### EXERCISE
Find each line holding "React" and copy it out.

-------- SOURCE MATERIAL

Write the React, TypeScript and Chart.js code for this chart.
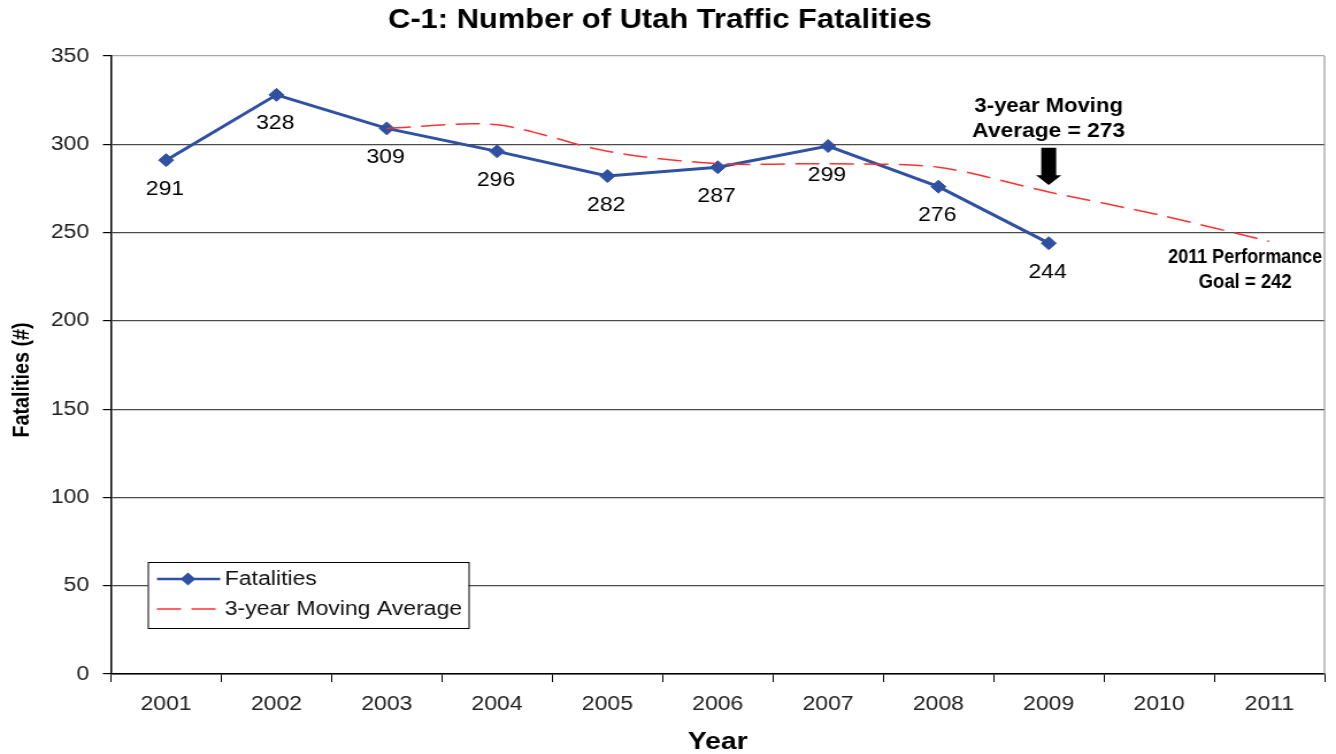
import React, { useEffect, useRef } from 'react';
import { Chart, registerables } from 'chart.js';

Chart.register(...registerables);

// ---------- data ----------
const years = ['2001', '2002', '2003', '2004', '2005', '2006', '2007', '2008', '2009', '2010', '2011'];
const fatalities: (number | null)[] = [291, 328, 309, 296, 282, 287, 299, 276, 244, null, null];
const movingAverage: (number | null)[] = [null, null, 309, 311, 296, 289, 289, 287, 273, 260, 245];
const yMin = 0;
const yMax = 350;
const yStep = 50;

const titleText = 'C-1: Number of Utah Traffic Fatalities';
const xTitleText = 'Year';
const yTitleText = 'Fatalities (#)';
const legendLabels = ['Fatalities', '3-year Moving Average'];
const noteMA = ['3-year Moving', 'Average = 273'];
const noteGoal = ['2011 Performance', 'Goal = 242'];

// ---------- layout ----------
const W = 1336;
const H = 754;
const STRETCH = 1.15;
const CW = Math.round(W / STRETCH);
const FONT = "'Liberation Sans', Arial, Helvetica, sans-serif";
const BLUE = '#3050a2';
const RED = '#ff3030';

function drawText(
  ctx: CanvasRenderingContext2D,
  text: string,
  x: number,
  y: number,
  font: string,
  opts: { align?: CanvasTextAlign; baseline?: CanvasTextBaseline; color?: string; width?: number } = {}
) {
  ctx.save();
  ctx.font = font;
  ctx.fillStyle = opts.color || '#000';
  ctx.textAlign = opts.align || 'center';
  ctx.textBaseline = opts.baseline || 'middle';
  const w = ctx.measureText(text).width;
  const s = opts.width ? opts.width / w : 1;
  ctx.translate(x, y);
  ctx.scale(s, 1);
  ctx.fillText(text, 0, 0);
  ctx.restore();
}

const decorPlugin = {
  id: 'decor',
  beforeDatasetsDraw(chart: any) {
    const { ctx, chartArea: ca } = chart;
    ctx.save();
    ctx.strokeStyle = '#9a9a9a';
    ctx.lineWidth = 1.2;
    ctx.beginPath();
    ctx.moveTo(ca.right, ca.top);
    ctx.lineTo(ca.right, ca.bottom);
    ctx.stroke();
    ctx.restore();
  },
  afterDraw(chart: any) {
    const { ctx, chartArea: ca } = chart;
    const xs = chart.scales.x;
    const ys = chart.scales.y;

    // data labels under the Fatalities points
    const meta = chart.getDatasetMeta(0);
    meta.data.forEach((pt: any, i: number) => {
      const v = fatalities[i];
      if (v == null) return;
      drawText(ctx, String(v), pt.x - 1, pt.y + 29, `20px ${FONT}`, { color: '#000' });
    });

    // legend box
    const lx = ca.left + 32;
    const ly = ca.bottom - 112;
    const lw = 279;
    const lh = 66;
    ctx.save();
    ctx.fillStyle = '#fff';
    ctx.fillRect(lx, ly, lw, lh);
    ctx.strokeStyle = '#000';
    ctx.lineWidth = 1;
    ctx.strokeRect(lx + 0.5, ly + 0.5, lw, lh);
    // fatalities sample
    const r1 = ly + 17;
    ctx.strokeStyle = BLUE;
    ctx.lineWidth = 2.5;
    ctx.beginPath();
    ctx.moveTo(lx + 8, r1);
    ctx.lineTo(lx + 63, r1);
    ctx.stroke();
    ctx.fillStyle = BLUE;
    ctx.beginPath();
    const dx = lx + 35;
    ctx.moveTo(dx - 6.5, r1);
    ctx.lineTo(dx, r1 - 6.5);
    ctx.lineTo(dx + 6.5, r1);
    ctx.lineTo(dx, r1 + 6.5);
    ctx.closePath();
    ctx.fill();
    // moving average sample
    const r2 = ly + 47;
    ctx.strokeStyle = RED;
    ctx.lineWidth = 1.5;
    ctx.setLineDash([21, 9]);
    ctx.beginPath();
    ctx.moveTo(lx + 8, r2);
    ctx.lineTo(lx + 63, r2);
    ctx.stroke();
    ctx.setLineDash([]);
    ctx.restore();
    drawText(ctx, legendLabels[0], lx + 67, r1, `20px ${FONT}`, { align: 'left', color: '#111' });
    drawText(ctx, legendLabels[1], lx + 67, r2, `20px ${FONT}`, { align: 'left', color: '#111' });

    // moving average annotation + arrow
    const ax = xs.getPixelForValue(8);
    drawText(ctx, noteMA[0], ax, ys.getPixelForValue(321.5), `bold 20px ${FONT}`, { width: 129 });
    drawText(ctx, noteMA[1], ax, ys.getPixelForValue(307.5), `bold 20px ${FONT}`, { width: 133 });
    const shaftTop = ys.getPixelForValue(298);
    const headTop = ys.getPixelForValue(282.5);
    const tip = ys.getPixelForValue(277);
    ctx.save();
    ctx.fillStyle = '#000';
    ctx.beginPath();
    ctx.moveTo(ax - 6.5, shaftTop);
    ctx.lineTo(ax + 6.5, shaftTop);
    ctx.lineTo(ax + 6.5, headTop);
    ctx.lineTo(ax + 11, headTop);
    ctx.lineTo(ax, tip);
    ctx.lineTo(ax - 11, headTop);
    ctx.lineTo(ax - 6.5, headTop);
    ctx.closePath();
    ctx.fill();
    ctx.restore();

    // performance goal annotation
    const gx = xs.getPixelForValue(10) - 21;
    drawText(ctx, noteGoal[0], gx, ys.getPixelForValue(236), `bold 20px ${FONT}`, { width: 134 });
    drawText(ctx, noteGoal[1], gx, ys.getPixelForValue(221.5), `bold 20px ${FONT}`, { width: 81 });

    // titles
    drawText(ctx, titleText, CW / 2 - 7, 21, `bold 27px ${FONT}`, { width: 473 });
    drawText(ctx, xTitleText, (ca.left + ca.right) / 2, 742, `bold 24px ${FONT}`, { width: 52 });
    ctx.save();
    ctx.translate(19, (ca.top + ca.bottom) / 2 + 15);
    ctx.rotate(-Math.PI / 2);
    drawText(ctx, yTitleText, 0, 0, `bold 21px ${FONT}`, { width: 115 });
    ctx.restore();
  },
};

export default function App() {
  const ref = useRef<HTMLCanvasElement>(null);

  useEffect(() => {
    const canvas = ref.current;
    if (!canvas) return;
    const chart = new Chart(canvas, {
      type: 'line',
      data: {
        labels: years,
        datasets: [
          {
            label: legendLabels[0],
            data: fatalities,
            borderColor: BLUE,
            backgroundColor: BLUE,
            borderWidth: 3,
            pointStyle: 'rectRot',
            pointRadius: 6.5,
            pointBorderWidth: 1,
            pointBackgroundColor: BLUE,
            pointBorderColor: BLUE,
            tension: 0,
            spanGaps: false,
            order: 1,
          },
          {
            label: legendLabels[1],
            data: movingAverage,
            borderColor: RED,
            borderWidth: 1.5,
            borderDash: [21, 9],
            pointRadius: 0,
            tension: 0.3,
            order: 0,
          },
        ],
      },
      options: {
        responsive: false,
        animation: false,
        devicePixelRatio: 1,
        layout: { padding: { top: 56, right: CW - 1152, left: 0, bottom: 0 } },
        plugins: {
          legend: { display: false },
          title: { display: false },
          tooltip: { enabled: false },
        },
        scales: {
          x: {
            type: 'category',
            offset: true,
            grid: {
              offset: true,
              drawOnChartArea: false,
              drawTicks: true,
              tickLength: 8,
              color: '#000',
              tickColor: '#000',
            },
            border: { color: '#000', width: 1.5 },
            ticks: {
              font: { family: FONT, size: 20 },
              color: '#222',
              padding: 10,
              maxRotation: 0,
              autoSkip: false,
            },
            afterFit: (s: any) => {
              s.height = 80;
            },
          },
          y: {
            min: yMin,
            max: yMax,
            ticks: {
              stepSize: yStep,
              font: { family: FONT, size: 20 },
              color: '#222',
              padding: 12,
            },
            grid: {
              color: (c: any) => (c.tick && c.tick.value === yMax ? '#a8a8a8' : '#4a4a4a'),
              lineWidth: 1.2,
              tickLength: 7,
              tickColor: '#000',
            },
            border: { color: '#000', width: 1.5 },
            afterFit: (s: any) => {
              s.width = 96.5;
            },
          },
        },
      },
      plugins: [decorPlugin],
    });
    return () => chart.destroy();
  }, []);

  return (
    <div style={{ position: 'fixed', left: 0, top: 0, width: W, height: H, background: '#fff' }}>
      <canvas
        ref={ref}
        width={CW}
        height={H}
        style={{ width: `${W}px`, height: `${H}px`, display: 'block' }}
      />
    </div>
  );
}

----------------

### TASK OUTPUT
Write the React, TypeScript and Chart.js code for this chart.
import React, { useEffect, useRef } from 'react';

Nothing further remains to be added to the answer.